WHAT YOU HAVE TO DO:
Output the full listing below exactly, without the pictures.
........
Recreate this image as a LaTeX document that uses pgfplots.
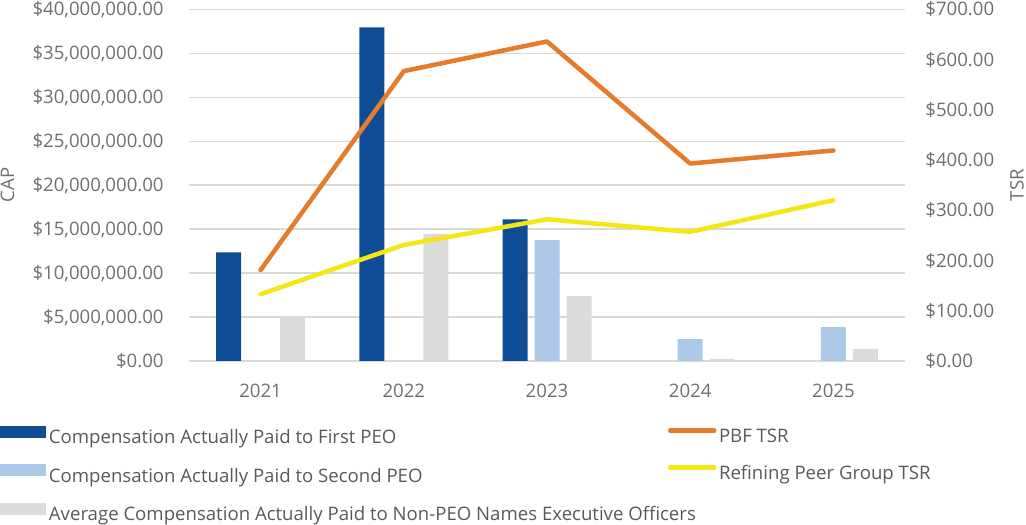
\documentclass[border=0pt]{standalone}
\usepackage{fontspec}
\setmainfont{Open Sans}
\usepackage{pgfplots}
\pgfplotsset{compat=1.18}

\definecolor{peoone}{HTML}{0E4C96}
\definecolor{peotwo}{HTML}{ADC9E8}
\definecolor{neo}{HTML}{DCDCDC}
\definecolor{pbf}{HTML}{E57B2B}
\definecolor{peer}{HTML}{F5E616}
\definecolor{gridc}{HTML}{D9D9D9}
\definecolor{tickc}{HTML}{6F6F6F}
\definecolor{legc}{HTML}{595959}

\newcommand\chartfont{\fontsize{9.3pt}{11pt}\selectfont}

% 1 px of the reference = 0.5pt
\pgfplotsset{
  capbase/.style={
    scale only axis, width=358pt, height=175.85pt,
    at={(94.5pt,81.5pt)}, anchor=south west,
    xmin=-0.5, xmax=4.5, ymin=0,
    axis line style={draw=none}, major tick length=0pt,
    /pgf/number format/assume math mode=true,
    tick label style={font=\chartfont, text=tickc,
      inner sep=0pt, text height=6.6pt, text depth=0pt},
    legend style={draw=none, fill=none, inner sep=0pt, outer sep=0pt,
      anchor=north west, font=\chartfont, text=legc,
      row sep=7pt, cells={anchor=west},
      nodes={inner sep=1.25pt, text height=7pt, text depth=2pt}},
  }
}

\begin{document}
\begin{tikzpicture}
\useasboundingbox (0,0) rectangle (513pt,262pt);

% CAP in millions of dollars
\begin{axis}[capbase, ymax=40,
  ybar=3.5pt, bar width=12.5pt,
  ymajorgrids, grid style={gridc, line width=0.65pt},
  xtick={0,1,2,3,4}, xticklabels={2021,2022,2023,2024,2025},
  xticklabel style={anchor=north, yshift=-11.25pt},
  ytick={0,5,10,15,20,25,30,35,40},
  yticklabels={{\$0.00},{\$5,000,000.00},{\$10,000,000.00},{\$15,000,000.00},
    {\$20,000,000.00},{\$25,000,000.00},{\$30,000,000.00},{\$35,000,000.00},
    {\$40,000,000.00}},
  yticklabel style={anchor=east, xshift=-12.5pt},
  every axis y label/.style={at={(axis description cs:-0.2535,0.5)},
    rotate=90, anchor=center, inner sep=0pt, font=\chartfont, text=tickc},
  ylabel=CAP,
  legend style={at={(axis description cs:-0.2633,-0.1848)}},
  legend image code/.code={\fill[#1] (0pt,0.4pt) rectangle (23pt,6.4pt);},
]
\addplot[fill=peoone, draw=none] coordinates {(0,12.35) (1,37.95) (2,16.1)};
\addlegendentry{Compensation Actually Paid to First PEO}
\addplot[fill=peotwo, draw=none] coordinates {(2,13.75) (3,2.5) (4,3.85)};
\addlegendentry{Compensation Actually Paid to Second PEO}
\addplot[fill=neo, draw=none] coordinates {(0,4.97) (1,14.45) (2,7.4) (3,0.25) (4,1.37)};
\addlegendentry{Average Compensation Actually Paid to Non-PEO Names Executive Officers}
\end{axis}

% TSR
\begin{axis}[capbase, ymax=700,
  axis y line*=right, hide x axis,
  ytick={0,100,200,300,400,500,600,700},
  yticklabels={{\$0.00},{\$100.00},{\$200.00},{\$300.00},{\$400.00},
    {\$500.00},{\$600.00},{\$700.00}},
  yticklabel style={anchor=west, xshift=10pt},
  every axis y label/.style={at={(axis description cs:1.1564,0.5)},
    rotate=90, anchor=center, inner sep=0pt, font=\chartfont, text=tickc},
  ylabel=TSR,
  legend style={at={(axis description cs:0.669,-0.1848)}},
  legend image code/.code={\draw[#1, line cap=round] (0pt,3.4pt) -- (22pt,3.4pt);},
]
\addplot[pbf, line width=2.25pt, line join=round, line cap=round]
  coordinates {(0,181) (1,577) (2,636) (3,393) (4,419)};
\addlegendentry{PBF TSR}
\addplot[peer, line width=2.25pt, line join=round, line cap=round]
  coordinates {(0,133) (1,231) (2,282) (3,257) (4,320)};
\addlegendentry{Refining Peer Group TSR}
\end{axis}
\end{tikzpicture}
\end{document}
........
OUTPUT:
Recreate this image as a LaTeX document that uses pgfplots.
\documentclass[border=0pt]{standalone}
\usepackage{fontspec}
\setmainfont{Open Sans}
\usepackage{pgfplots}
\pgfplotsset{compat=1.18}

\definecolor{peoone}{HTML}{0E4C96}
\definecolor{peotwo}{HTML}{ADC9E8}
\definecolor{neo}{HTML}{DCDCDC}
\definecolor{pbf}{HTML}{E57B2B}
\definecolor{peer}{HTML}{F5E616}
\definecolor{gridc}{HTML}{D9D9D9}
\definecolor{tickc}{HTML}{6F6F6F}
\definecolor{legc}{HTML}{595959}

\newcommand\chartfont{\fontsize{9.3pt}{11pt}\selectfont}

% 1 px of the reference = 0.5pt
\pgfplotsset{
  capbase/.style={
    scale only axis, width=358pt, height=175.85pt,
    at={(94.5pt,81.5pt)}, anchor=south west,
    xmin=-0.5, xmax=4.5, ymin=0,
    axis line style={draw=none}, major tick length=0pt,
    /pgf/number format/assume math mode=true,
    tick label style={font=\chartfont, text=tickc,
      inner sep=0pt, text height=6.6pt, text depth=0pt},
    legend style={draw=none, fill=none, inner sep=0pt, outer sep=0pt,
      anchor=north west, font=\chartfont, text=legc,
      row sep=7pt, cells={anchor=west},
      nodes={inner sep=1.25pt, text height=7pt, text depth=2pt}},
  }
}

\begin{document}
\begin{tikzpicture}
\useasboundingbox (0,0) rectangle (513pt,262pt);

% CAP in millions of dollars
\begin{axis}[capbase, ymax=40,
  ybar=3.5pt, bar width=12.5pt,
  ymajorgrids, grid style={gridc, line width=0.65pt},
  xtick={0,1,2,3,4}, xticklabels={2021,2022,2023,2024,2025},
  xticklabel style={anchor=north, yshift=-11.25pt},
  ytick={0,5,10,15,20,25,30,35,40},
  yticklabels={{\$0.00},{\$5,000,000.00},{\$10,000,000.00},{\$15,000,000.00},
    {\$20,000,000.00},{\$25,000,000.00},{\$30,000,000.00},{\$35,000,000.00},
    {\$40,000,000.00}},
  yticklabel style={anchor=east, xshift=-12.5pt},
  every axis y label/.style={at={(axis description cs:-0.2535,0.5)},
    rotate=90, anchor=center, inner sep=0pt, font=\chartfont, text=tickc},
  ylabel=CAP,
  legend style={at={(axis description cs:-0.2633,-0.1848)}},
  legend image code/.code={\fill[#1] (0pt,0.4pt) rectangle (23pt,6.4pt);},
]
\addplot[fill=peoone, draw=none] coordinates {(0,12.35) (1,37.95) (2,16.1)};
\addlegendentry{Compensation Actually Paid to First PEO}
\addplot[fill=peotwo, draw=none] coordinates {(2,13.75) (3,2.5) (4,3.85)};
\addlegendentry{Compensation Actually Paid to Second PEO}
\addplot[fill=neo, draw=none] coordinates {(0,4.97) (1,14.45) (2,7.4) (3,0.25) (4,1.37)};
\addlegendentry{Average Compensation Actually Paid to Non-PEO Names Executive Officers}
\end{axis}

% TSR
\begin{axis}[capbase, ymax=700,
  axis y line*=right, hide x axis,
  ytick={0,100,200,300,400,500,600,700},
  yticklabels={{\$0.00},{\$100.00},{\$200.00},{\$300.00},{\$400.00},
    {\$500.00},{\$600.00},{\$700.00}},
  yticklabel style={anchor=west, xshift=10pt},
  every axis y label/.style={at={(axis description cs:1.1564,0.5)},
    rotate=90, anchor=center, inner sep=0pt, font=\chartfont, text=tickc},
  ylabel=TSR,
  legend style={at={(axis description cs:0.669,-0.1848)}},
  legend image code/.code={\draw[#1, line cap=round] (0pt,3.4pt) -- (22pt,3.4pt);},
]
\addplot[pbf, line width=2.25pt, line join=round, line cap=round]
  coordinates {(0,181) (1,577) (2,636) (3,393) (4,419)};
\addlegendentry{PBF TSR}
\addplot[peer, line width=2.25pt, line join=round, line cap=round]
  coordinates {(0,133) (1,231) (2,282) (3,257) (4,320)};
\addlegendentry{Refining Peer Group TSR}
\end{axis}
\end{tikzpicture}
\end{document}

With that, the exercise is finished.